Still, I do have a few gripes with the writing. Primarily that the characters just don’t ever stop talking! There is almost constant dialogue. This was an issue in the first game, true. But it’s far more annoying here. That, and some of the new characters, like a half of the interns, lack any depth or just don’t have any screen time.
But you know what I have almost no complaints about? The visuals! Holy hell, dudes, this game looks phenomenal! It’s bright, colorful, the characters all look phenomenal in the unique style of the series, and the environments are so wonderfully varied and full of detail that every single second you look at the screen is a delight! This game’s presentation blows everything else on the market out of the water just in terms of sheer creativity!
And the music is also fantastic! You’ve got some James Bond sounding spy tracks, circus tunes, a chill piano in a library, and more! Each track feels completely different from the last and all of them are a delight to listen to.

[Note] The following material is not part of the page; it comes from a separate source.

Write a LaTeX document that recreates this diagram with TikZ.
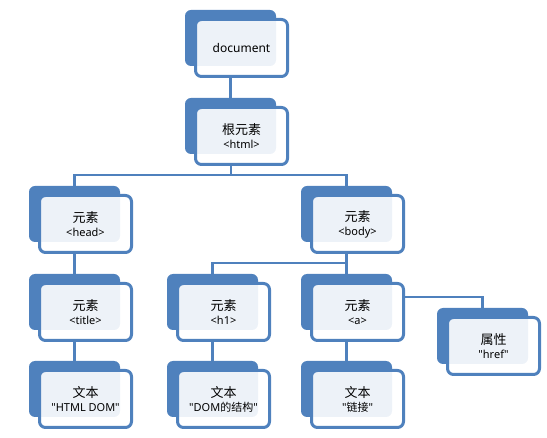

I cannot wait for the OST for this game to come out!
Unfortunately, I ran into more than a few frame dips across my playthrough. There were several points where the game started to chug, especially whenever I entered a new area. I guess those jaw-dropping visuals all came at a price.
Luckily, it doesn’t detract too much from the gameplay. Which brings us to the highlight: the actual game!

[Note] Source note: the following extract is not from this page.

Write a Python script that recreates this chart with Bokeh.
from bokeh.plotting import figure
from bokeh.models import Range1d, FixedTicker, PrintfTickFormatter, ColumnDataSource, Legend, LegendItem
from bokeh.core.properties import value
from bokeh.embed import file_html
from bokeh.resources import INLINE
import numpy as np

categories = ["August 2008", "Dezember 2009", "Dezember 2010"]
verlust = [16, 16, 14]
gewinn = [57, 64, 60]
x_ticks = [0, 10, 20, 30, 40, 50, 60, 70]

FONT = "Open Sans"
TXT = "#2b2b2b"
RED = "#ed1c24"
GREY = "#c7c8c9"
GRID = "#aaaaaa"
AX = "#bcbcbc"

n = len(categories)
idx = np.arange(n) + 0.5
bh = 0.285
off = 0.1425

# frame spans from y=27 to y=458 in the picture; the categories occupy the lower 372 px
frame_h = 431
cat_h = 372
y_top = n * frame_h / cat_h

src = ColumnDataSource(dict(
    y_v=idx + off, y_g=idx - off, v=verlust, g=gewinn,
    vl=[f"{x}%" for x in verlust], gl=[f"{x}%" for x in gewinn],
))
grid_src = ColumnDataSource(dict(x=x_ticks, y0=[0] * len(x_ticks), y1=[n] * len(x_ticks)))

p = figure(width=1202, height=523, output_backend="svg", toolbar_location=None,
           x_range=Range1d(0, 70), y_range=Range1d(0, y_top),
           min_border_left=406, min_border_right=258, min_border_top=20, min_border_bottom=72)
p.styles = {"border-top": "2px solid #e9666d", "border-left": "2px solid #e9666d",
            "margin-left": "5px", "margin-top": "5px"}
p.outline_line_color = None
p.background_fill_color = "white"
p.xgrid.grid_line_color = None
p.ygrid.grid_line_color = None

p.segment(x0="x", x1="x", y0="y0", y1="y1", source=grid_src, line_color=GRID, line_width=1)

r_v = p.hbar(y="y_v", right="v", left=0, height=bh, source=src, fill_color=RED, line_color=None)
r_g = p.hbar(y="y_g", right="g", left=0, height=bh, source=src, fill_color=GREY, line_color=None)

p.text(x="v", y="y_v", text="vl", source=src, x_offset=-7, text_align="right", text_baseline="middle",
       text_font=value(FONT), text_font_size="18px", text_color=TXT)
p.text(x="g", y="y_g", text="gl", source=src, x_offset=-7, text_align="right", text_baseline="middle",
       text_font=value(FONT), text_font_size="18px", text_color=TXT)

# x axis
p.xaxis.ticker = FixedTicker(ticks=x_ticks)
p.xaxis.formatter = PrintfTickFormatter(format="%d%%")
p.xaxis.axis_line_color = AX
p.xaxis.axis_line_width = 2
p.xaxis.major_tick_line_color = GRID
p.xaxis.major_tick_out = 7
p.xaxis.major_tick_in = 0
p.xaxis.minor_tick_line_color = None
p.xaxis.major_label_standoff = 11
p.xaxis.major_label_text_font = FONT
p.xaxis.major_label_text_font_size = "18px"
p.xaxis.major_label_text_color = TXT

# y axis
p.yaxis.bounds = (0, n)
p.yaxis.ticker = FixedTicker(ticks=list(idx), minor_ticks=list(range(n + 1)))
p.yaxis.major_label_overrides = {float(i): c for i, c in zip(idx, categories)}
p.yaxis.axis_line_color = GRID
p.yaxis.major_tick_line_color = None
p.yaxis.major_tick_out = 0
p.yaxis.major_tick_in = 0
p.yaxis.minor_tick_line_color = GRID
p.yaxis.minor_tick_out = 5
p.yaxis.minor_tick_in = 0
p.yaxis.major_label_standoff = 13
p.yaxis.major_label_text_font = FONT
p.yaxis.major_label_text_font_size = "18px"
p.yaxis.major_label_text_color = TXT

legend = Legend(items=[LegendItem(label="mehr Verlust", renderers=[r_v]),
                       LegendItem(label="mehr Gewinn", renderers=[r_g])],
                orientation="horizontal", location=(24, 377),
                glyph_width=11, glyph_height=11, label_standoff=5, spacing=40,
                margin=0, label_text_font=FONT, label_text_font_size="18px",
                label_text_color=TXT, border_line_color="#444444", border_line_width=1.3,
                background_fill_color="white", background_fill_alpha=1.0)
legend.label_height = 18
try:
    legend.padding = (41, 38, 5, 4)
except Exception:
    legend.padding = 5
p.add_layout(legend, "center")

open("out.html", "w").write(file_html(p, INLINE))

At its core, Psychonauts 2 is much like the first game. It’s a 3D platformer, wherein you use Razputin’s acrobatic skills and psychic powers to jump and fight your way through the minds of the characters. Along the way, you’ll collect various items to level up and upgrade your powers. Long time players of the first game will be right at home here.
But this game is definitely different from the first. And in many ways: better!
For one: the platforming itself. This time around, Raz has a few new abilities to vary things up, and his new abilities have been changed around. He can now bounce off of walls, dive through the air, and zip from point-to-point using his new Mental Connection power. However, Levitation has been nerfed; sure, you can still roll around at the speed of sound, but you’re levitation jump isn’t nearly as high and you can only float for a limited time.
When combined with the excellent level design, this makes for one of the most varied and fun platformers on the market! Every single level is a joy to bounce through, whether you’re going through a psychedelic music festival or the pages of a book!
Combat is significantly better than the first game as well. Battle-oriented powers have been reworked, the enemies are bulkier and more varied, and Raz’s melee attacks have been reworked. It’s not especially incredible combat, but it has much more depth and variety than the previous game.
Boss fights have been greatly refined as well. There aren’t many, but each one is uniquely challenging, cinematic, and creative. Some of them are actually pretty difficult! You’ll need to bring your platforming A-game to handle some of these. And, in the case of the final boss, your combat A game.
The powers are also a joy to play around with. Those returning from the first game have been completely reworked, and all the new ones are a delight! You can summon a paper clone of yourself voiced by Gir, so you can get mini-Invader Zim going on! You can slow down time in a bubble, or zip from though to thought! They’re a freaking blast to play with!
Still, it is a shame to see the powers that got cut go. I’m going to miss the ever hilarious Confusion Grenade and the ever useful Invisibility. Although I’m not that sad to see Shield go.
Of course, no collectithon platformer is worth your time if the stuff you’re collecting isn’t worth it. Luckily, everything here is super dope! Figments are back, as well as the Emotional Baggage and the lore-revealing vaults (although a good number of them contain information that’s revealed in the main story anyways). And now, we have the Nuggets of Wisdom, little golden trophies that change form depending on the mind that give you an instant rank-up, and the Half-a-Minds; get two of these and you can increase your total HP. And, of course, there’s the scavenger hunt in the overworld, which gives you Raz’s costume from the first game if you complete it!
Gathering these up is a ton of fun! However, if you’re going for that 100% completion, feel free to pull up a guide. Because scouring each level for a single missing figment can get really old really quickly. That was an issue in the first game as well, and I’m sad they didn’t introduce anything to alleviate the issue. Maybe give Raz some kind of radar to help the player locate collectibles they missed?
Despite its flaws, I absolutely loved Psychonauts 2! I had a big dumb smile on my face from beginning to end. It absolutely lived up to the legacy of the first game and improved upon it in many ways. This game was absolutely worth the wait and is, without a doubt or a shred of bias, my current game of the year!
And best of all: it doesn’t end on a cliffhanger. So I don’t have to deal with being blue-balled for another sixteen years!